DATASET CONTENT
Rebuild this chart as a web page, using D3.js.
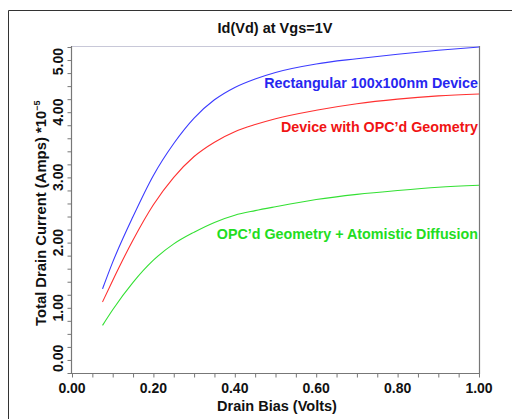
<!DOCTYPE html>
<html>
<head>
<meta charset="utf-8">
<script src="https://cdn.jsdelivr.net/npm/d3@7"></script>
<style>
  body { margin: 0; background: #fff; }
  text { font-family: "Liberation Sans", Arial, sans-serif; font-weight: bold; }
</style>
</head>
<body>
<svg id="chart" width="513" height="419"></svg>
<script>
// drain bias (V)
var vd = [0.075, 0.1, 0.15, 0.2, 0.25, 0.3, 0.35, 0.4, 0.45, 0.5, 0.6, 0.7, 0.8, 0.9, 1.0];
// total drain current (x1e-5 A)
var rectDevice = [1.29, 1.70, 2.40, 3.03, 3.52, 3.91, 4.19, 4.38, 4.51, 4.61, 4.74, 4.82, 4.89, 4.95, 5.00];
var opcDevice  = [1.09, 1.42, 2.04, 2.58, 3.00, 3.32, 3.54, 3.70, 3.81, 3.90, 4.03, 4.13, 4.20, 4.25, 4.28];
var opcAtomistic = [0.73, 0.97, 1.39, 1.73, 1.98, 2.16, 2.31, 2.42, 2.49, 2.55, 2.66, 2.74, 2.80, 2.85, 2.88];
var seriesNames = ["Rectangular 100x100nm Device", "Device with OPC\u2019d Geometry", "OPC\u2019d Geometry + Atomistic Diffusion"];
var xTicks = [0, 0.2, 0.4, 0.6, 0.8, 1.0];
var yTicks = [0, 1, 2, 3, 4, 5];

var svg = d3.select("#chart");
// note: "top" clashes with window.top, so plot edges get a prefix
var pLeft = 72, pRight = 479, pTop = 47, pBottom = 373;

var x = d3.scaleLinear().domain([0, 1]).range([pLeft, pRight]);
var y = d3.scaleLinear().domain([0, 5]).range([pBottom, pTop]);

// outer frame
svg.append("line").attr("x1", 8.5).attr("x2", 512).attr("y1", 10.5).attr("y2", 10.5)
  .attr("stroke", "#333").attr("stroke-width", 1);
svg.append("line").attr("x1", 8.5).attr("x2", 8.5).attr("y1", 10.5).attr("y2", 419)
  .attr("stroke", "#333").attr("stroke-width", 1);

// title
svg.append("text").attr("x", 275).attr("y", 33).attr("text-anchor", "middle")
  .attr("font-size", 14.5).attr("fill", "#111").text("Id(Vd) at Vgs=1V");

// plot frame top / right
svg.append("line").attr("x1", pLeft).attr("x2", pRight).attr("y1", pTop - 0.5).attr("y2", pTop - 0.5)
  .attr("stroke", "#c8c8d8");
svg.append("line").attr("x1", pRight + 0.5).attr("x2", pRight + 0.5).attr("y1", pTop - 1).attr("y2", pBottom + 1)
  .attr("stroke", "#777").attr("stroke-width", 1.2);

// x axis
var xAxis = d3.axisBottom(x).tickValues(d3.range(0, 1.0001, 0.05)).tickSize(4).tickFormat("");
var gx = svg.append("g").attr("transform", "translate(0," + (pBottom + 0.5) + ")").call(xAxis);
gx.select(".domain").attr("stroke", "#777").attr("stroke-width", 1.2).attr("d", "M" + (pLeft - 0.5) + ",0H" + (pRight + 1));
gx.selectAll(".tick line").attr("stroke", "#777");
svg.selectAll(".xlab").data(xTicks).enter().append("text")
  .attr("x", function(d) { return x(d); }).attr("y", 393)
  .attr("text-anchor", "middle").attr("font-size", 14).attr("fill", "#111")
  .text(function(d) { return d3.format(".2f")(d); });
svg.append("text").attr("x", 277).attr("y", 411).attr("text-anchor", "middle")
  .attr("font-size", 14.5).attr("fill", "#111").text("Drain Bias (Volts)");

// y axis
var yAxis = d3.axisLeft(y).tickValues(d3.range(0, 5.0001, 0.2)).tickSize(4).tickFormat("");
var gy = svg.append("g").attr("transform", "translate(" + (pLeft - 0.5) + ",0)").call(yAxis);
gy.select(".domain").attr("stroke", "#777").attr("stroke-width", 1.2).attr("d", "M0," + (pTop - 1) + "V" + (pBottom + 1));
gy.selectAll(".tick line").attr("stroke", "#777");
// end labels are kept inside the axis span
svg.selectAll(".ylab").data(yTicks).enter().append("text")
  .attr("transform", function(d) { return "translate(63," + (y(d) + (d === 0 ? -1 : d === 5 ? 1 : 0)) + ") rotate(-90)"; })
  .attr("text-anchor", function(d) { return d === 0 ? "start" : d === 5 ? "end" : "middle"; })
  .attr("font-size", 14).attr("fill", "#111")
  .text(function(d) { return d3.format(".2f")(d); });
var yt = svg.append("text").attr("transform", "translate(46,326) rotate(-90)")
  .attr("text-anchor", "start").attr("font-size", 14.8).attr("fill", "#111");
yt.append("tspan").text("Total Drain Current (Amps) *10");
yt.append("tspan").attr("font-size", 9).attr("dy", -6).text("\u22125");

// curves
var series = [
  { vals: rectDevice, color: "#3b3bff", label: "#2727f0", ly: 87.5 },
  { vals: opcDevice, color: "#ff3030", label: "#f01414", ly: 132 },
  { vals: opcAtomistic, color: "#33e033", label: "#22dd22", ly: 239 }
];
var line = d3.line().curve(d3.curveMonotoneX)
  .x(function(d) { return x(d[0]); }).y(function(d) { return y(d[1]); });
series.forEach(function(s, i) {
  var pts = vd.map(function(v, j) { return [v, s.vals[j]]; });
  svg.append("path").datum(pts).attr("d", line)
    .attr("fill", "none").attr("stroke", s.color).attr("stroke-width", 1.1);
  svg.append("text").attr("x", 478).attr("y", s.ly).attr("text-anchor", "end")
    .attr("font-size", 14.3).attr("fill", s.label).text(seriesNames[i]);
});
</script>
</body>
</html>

WORK TO DO
Only the lines from the start of the material through the line containing "var yTicks = [0, 1, 2, 3, 4, 5];" should be transcribed. Pictures stay out.

REPLY TO THE TASK
Rebuild this chart as a web page, using D3.js.
<!DOCTYPE html>
<html>
<head>
<meta charset="utf-8">
<script src="https://cdn.jsdelivr.net/npm/d3@7"></script>
<style>
  body { margin: 0; background: #fff; }
  text { font-family: "Liberation Sans", Arial, sans-serif; font-weight: bold; }
</style>
</head>
<body>
<svg id="chart" width="513" height="419"></svg>
<script>
// drain bias (V)
var vd = [0.075, 0.1, 0.15, 0.2, 0.25, 0.3, 0.35, 0.4, 0.45, 0.5, 0.6, 0.7, 0.8, 0.9, 1.0];
// total drain current (x1e-5 A)
var rectDevice = [1.29, 1.70, 2.40, 3.03, 3.52, 3.91, 4.19, 4.38, 4.51, 4.61, 4.74, 4.82, 4.89, 4.95, 5.00];
var opcDevice  = [1.09, 1.42, 2.04, 2.58, 3.00, 3.32, 3.54, 3.70, 3.81, 3.90, 4.03, 4.13, 4.20, 4.25, 4.28];
var opcAtomistic = [0.73, 0.97, 1.39, 1.73, 1.98, 2.16, 2.31, 2.42, 2.49, 2.55, 2.66, 2.74, 2.80, 2.85, 2.88];
var seriesNames = ["Rectangular 100x100nm Device", "Device with OPC\u2019d Geometry", "OPC\u2019d Geometry + Atomistic Diffusion"];
var xTicks = [0, 0.2, 0.4, 0.6, 0.8, 1.0];
var yTicks = [0, 1, 2, 3, 4, 5];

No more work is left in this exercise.